Many organizations have long-term archival or regulatory needs that require local, offline access to their files. Sometimes that takes the form of a request to export content to a physical external drive and have it mailed. Files.com does not offer a service that writes data to a hard drive and ships it to customers, but two alternatives reach the same outcome: syncing to a major cloud provider and using that provider's physical-export service, or downloading directly to a drive you already own.

Using Cloud Syncs for Physical Exports

The most scalable way to produce a physical backup from Files.com is to sync content to a cloud storage platform that offers its own physical-export service. This approach handles terabyte-scale data with minimal manual work and uses the provider's secure shipping and verification.

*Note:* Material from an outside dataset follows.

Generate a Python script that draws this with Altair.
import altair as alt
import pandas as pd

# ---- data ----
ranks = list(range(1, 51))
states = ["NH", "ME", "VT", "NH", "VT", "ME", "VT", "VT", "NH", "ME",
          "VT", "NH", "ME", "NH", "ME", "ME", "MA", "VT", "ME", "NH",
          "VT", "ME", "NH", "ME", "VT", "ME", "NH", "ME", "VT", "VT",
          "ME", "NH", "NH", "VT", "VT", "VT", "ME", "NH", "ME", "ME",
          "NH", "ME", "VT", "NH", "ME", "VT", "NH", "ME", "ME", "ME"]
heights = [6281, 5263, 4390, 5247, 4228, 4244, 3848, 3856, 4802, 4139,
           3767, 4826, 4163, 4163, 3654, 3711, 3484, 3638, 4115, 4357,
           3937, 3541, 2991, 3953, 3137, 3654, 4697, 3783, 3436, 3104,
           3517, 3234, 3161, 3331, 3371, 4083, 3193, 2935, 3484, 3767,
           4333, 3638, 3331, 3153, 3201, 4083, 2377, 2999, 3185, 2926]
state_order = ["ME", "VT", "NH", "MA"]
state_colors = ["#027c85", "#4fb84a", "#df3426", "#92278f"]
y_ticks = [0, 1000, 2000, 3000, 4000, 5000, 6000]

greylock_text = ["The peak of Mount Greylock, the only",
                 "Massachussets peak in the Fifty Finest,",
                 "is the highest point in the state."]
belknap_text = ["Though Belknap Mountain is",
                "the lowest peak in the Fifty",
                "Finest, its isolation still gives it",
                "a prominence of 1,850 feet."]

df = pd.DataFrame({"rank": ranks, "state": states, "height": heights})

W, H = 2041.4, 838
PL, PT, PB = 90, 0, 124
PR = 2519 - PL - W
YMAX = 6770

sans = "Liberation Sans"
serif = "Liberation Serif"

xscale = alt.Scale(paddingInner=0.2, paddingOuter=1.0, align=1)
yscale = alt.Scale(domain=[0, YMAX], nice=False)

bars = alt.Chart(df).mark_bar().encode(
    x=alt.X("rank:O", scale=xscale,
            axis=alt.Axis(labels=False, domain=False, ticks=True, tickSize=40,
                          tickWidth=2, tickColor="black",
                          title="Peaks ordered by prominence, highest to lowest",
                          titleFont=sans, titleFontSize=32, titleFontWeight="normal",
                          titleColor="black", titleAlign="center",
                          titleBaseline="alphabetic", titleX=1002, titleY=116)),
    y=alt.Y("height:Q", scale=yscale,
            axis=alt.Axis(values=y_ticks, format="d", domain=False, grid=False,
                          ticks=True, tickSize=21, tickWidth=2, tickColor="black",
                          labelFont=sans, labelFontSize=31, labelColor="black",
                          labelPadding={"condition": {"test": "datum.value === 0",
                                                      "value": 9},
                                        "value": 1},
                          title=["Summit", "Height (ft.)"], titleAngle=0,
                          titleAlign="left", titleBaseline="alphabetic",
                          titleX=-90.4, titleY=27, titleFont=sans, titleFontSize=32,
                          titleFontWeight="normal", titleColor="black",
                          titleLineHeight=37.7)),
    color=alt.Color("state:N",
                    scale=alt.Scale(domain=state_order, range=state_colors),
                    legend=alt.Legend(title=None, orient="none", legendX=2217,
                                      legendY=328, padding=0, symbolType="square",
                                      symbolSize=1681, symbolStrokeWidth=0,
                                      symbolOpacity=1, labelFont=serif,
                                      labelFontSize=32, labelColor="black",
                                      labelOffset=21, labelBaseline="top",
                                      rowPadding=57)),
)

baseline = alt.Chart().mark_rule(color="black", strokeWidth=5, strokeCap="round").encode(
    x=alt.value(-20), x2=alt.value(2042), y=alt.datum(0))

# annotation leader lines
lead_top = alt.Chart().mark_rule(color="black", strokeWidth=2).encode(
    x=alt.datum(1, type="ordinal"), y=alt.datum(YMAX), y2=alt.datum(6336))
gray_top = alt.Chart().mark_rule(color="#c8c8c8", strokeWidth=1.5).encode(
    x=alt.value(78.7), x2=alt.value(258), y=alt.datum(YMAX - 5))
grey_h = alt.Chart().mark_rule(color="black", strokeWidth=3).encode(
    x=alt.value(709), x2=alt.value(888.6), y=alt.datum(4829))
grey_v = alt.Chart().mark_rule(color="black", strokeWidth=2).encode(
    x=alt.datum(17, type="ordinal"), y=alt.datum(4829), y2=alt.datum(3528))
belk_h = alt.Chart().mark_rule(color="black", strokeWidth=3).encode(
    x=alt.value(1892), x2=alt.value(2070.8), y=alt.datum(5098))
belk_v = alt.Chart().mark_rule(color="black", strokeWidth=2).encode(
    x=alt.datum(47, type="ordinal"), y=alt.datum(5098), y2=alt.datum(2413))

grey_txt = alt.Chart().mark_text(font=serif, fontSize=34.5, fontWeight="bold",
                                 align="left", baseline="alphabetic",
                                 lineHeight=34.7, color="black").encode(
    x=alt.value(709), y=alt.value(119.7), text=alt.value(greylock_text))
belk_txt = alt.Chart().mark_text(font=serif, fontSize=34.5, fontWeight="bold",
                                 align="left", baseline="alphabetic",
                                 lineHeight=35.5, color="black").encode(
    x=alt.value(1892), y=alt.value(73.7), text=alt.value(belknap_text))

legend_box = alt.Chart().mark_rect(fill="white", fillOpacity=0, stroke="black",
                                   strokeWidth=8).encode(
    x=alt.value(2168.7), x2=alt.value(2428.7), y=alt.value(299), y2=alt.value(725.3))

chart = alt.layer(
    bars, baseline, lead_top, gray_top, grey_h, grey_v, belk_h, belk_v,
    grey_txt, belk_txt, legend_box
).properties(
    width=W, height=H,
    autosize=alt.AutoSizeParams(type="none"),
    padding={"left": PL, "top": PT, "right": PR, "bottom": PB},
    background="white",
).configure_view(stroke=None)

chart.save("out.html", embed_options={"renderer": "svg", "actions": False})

Sync to Amazon S3 and Request an AWS Snowball

Files.com can Sync directly to Amazon S3. Once the sync is complete, you initiate a Snowball job from your AWS Console, specifying the S3 bucket as the data source. AWS loads the data onto a Snowball appliance and ships it to your location.

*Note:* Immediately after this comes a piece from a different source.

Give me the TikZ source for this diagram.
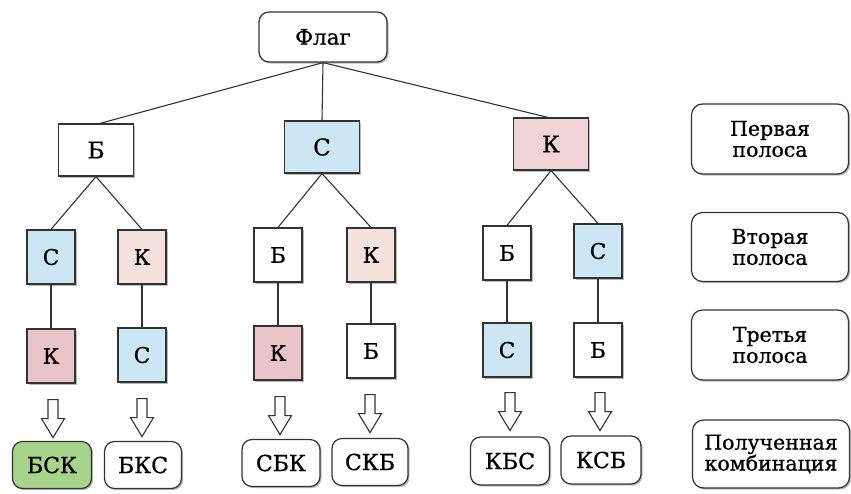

Snowball includes encryption, integrity verification, and secure erasure of the device on return. It is built for customers who need to offload large datasets from the cloud while keeping physical control of the archive.

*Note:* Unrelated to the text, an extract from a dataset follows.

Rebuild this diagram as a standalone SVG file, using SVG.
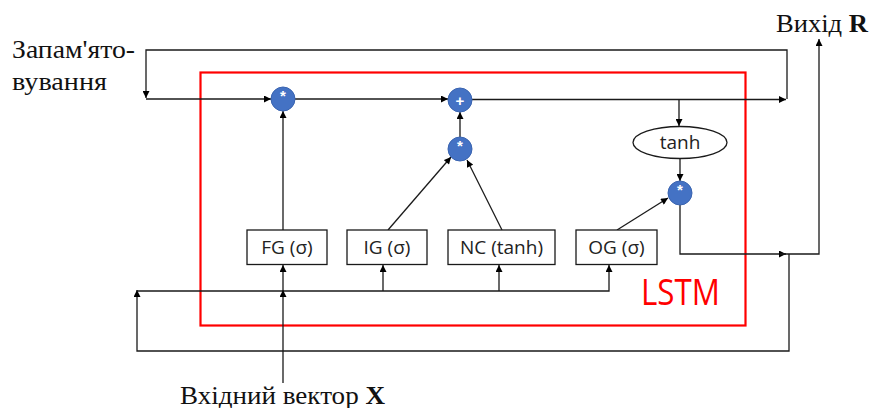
<svg xmlns="http://www.w3.org/2000/svg" width="870" height="408" viewBox="0 0 870 408">
<defs>
<marker id="ah" viewBox="0 0 10 10" refX="10" refY="5" markerWidth="8" markerHeight="7" markerUnits="userSpaceOnUse" orient="auto">
<path d="M0,0 L10,5 L0,10 z" fill="#000"/>
</marker>
</defs>
<style>
.ln{fill:none;stroke:#1a1a1a;stroke-width:1.3}
.op{fill:#4472c4;stroke:#3a64b0;stroke-width:1}
.opt{fill:#fff;font-family:"Liberation Sans",Arial,sans-serif;font-size:15px;font-weight:bold;text-anchor:middle}
.box{fill:#fff;stroke:#1a1a1a;stroke-width:1.3}
.bt{font-family:"Open Sans","Noto Sans",sans-serif;font-size:19px;fill:#222;text-anchor:middle}
.sr{font-family:"Liberation Serif","Times New Roman",serif;font-size:25px;fill:#111}
</style>
<rect x="200.5" y="72.5" width="545" height="253" fill="none" stroke="#ff0000" stroke-width="2.2"/>
<text x="641" y="305" font-family="'Open Sans','Noto Sans',sans-serif" font-size="36" fill="#ff0000" textLength="79" lengthAdjust="spacingAndGlyphs">LSTM</text>
<g id="connectors">
<path class="ln" d="M787,99 V50 H146 V98" marker-end="url(#ah)"/>
<path class="ln" d="M146,99 H271" marker-end="url(#ah)"/>
<path class="ln" d="M295,99 H448" marker-end="url(#ah)"/>
<path class="ln" d="M472,99.5 H786" marker-end="url(#ah)"/>
<path class="ln" d="M679,99.5 V126" marker-end="url(#ah)"/>
<path class="ln" d="M680,158 V181" marker-end="url(#ah)"/>
<path class="ln" d="M460,137 V112" marker-end="url(#ah)"/>
<path class="ln" d="M283,230 V111" marker-end="url(#ah)"/>
<path class="ln" d="M388,230 L451,157" marker-end="url(#ah)"/>
<path class="ln" d="M502,230 L467,160" marker-end="url(#ah)"/>
<path class="ln" d="M617,230 L668,198" marker-end="url(#ah)"/>
<path class="ln" d="M680,205 V254 H786" marker-end="url(#ah)"/>
<path class="ln" d="M780,254 H819 V39" marker-end="url(#ah)"/>
<path class="ln" d="M789,254 V351 H137 V290" marker-end="url(#ah)"/>
<path class="ln" d="M137,291 H609 V265" marker-end="url(#ah)"/>
<path class="ln" d="M383,291 V265" marker-end="url(#ah)"/>
<path class="ln" d="M499,291 V265" marker-end="url(#ah)"/>
<path class="ln" d="M283,383 V290" marker-end="url(#ah)"/>
<path class="ln" d="M283,291 V265" marker-end="url(#ah)"/>
</g>
<g id="mul1"><circle class="op" cx="283" cy="99" r="12"/><text class="opt" x="283" y="101">*</text></g>
<g id="add"><circle class="op" cx="460" cy="100" r="12"/><text class="opt" x="460" y="105.5" font-size="20">+</text></g>
<g id="mul2"><circle class="op" cx="460" cy="149" r="12"/><text class="opt" x="460" y="151">*</text></g>
<g id="mul3"><circle class="op" cx="680" cy="193" r="12"/><text class="opt" x="680" y="195">*</text></g>
<g id="tanh"><ellipse cx="680" cy="142.5" rx="47" ry="16" fill="#fff" stroke="#1a1a1a" stroke-width="1.3"/><text class="bt" x="680" y="149">tanh</text></g>
<g id="fg"><rect class="box" x="247" y="230" width="80" height="34.5"/><text class="bt" x="287" y="254">FG (σ)</text></g>
<g id="ig"><rect class="box" x="347" y="230" width="80" height="34.5"/><text class="bt" x="387" y="254">IG (σ)</text></g>
<g id="nc"><rect class="box" x="448" y="230" width="107" height="34.5"/><text class="bt" x="501.5" y="254">NC (tanh)</text></g>
<g id="og"><rect class="box" x="576" y="230" width="81" height="34.5"/><text class="bt" x="616.5" y="254">OG (σ)</text></g>
<g id="memory"><text class="sr" x="12" y="58" textLength="123" lengthAdjust="spacingAndGlyphs">Запам'ято-</text><text class="sr" x="12" y="90" textLength="95" lengthAdjust="spacingAndGlyphs">вування</text></g>
<g id="output"><text class="sr" x="776" y="32" textLength="92" lengthAdjust="spacingAndGlyphs">Вихід <tspan font-weight="bold">R</tspan></text></g>
<g id="input"><text class="sr" x="180" y="404" textLength="205" lengthAdjust="spacingAndGlyphs">Вхідний вектор <tspan font-weight="bold">X</tspan></text></g>
</svg>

Alternatives: Azure Data Box and Google Transfer Appliance

If you are using Microsoft Azure or Google Cloud, similar services are available.

Microsoft's Azure Data Box pairs with an Azure Blob Storage container. After syncing Files.com to the container, you request a Data Box device, which Microsoft loads with your data and ships to you. The service supports up to 80TB per device and follows secure encryption and shipping protocols.

Google's Transfer Appliance works the same way. After syncing Files.com to a Google Cloud Storage bucket, you request a Transfer Appliance that arrives at your location preloaded with your content. Google offers devices in 100TB and 480TB capacities for high-volume transfers.

Managing Backups Yourself with Local Tools

If you already have external drives or prefer a hands-on approach, Files.com offers two ways to download content directly: the Files CLI App and the Desktop v6 App.

Using the Files.com CLI

The Files CLI App fits users who are comfortable with the command line and want to script or automate the download. After installing the CLI and authenticating with your Files.com account, you point the tool at any directory in your Files.com storage and mirror its contents to a connected external drive. A single CLI command recursively downloads an entire folder tree to the target location. The same command can run on a schedule for ongoing local backups or pre-archival exports.

Using Files.com Desktop v6

The Desktop v6 App fits users who prefer a graphical interface. Once installed, the app mounts your Files.com storage as a drive on your local file system, the same way an external USB drive appears. You navigate your Files.com folders in the app and copy files or folders to an external drive. This works well for ad-hoc or one-time backups where scripting is not needed.

Choosing the Right Method

Customers handling massive data volumes are usually best served by syncing to a cloud provider and using a physical-export service like Snowball, Data Box, or Transfer Appliance. Teams that already own the drives and want to manage the process directly are better served by the CLI for scripted, repeatable exports, or by Desktop v6 for one-time visual workflows.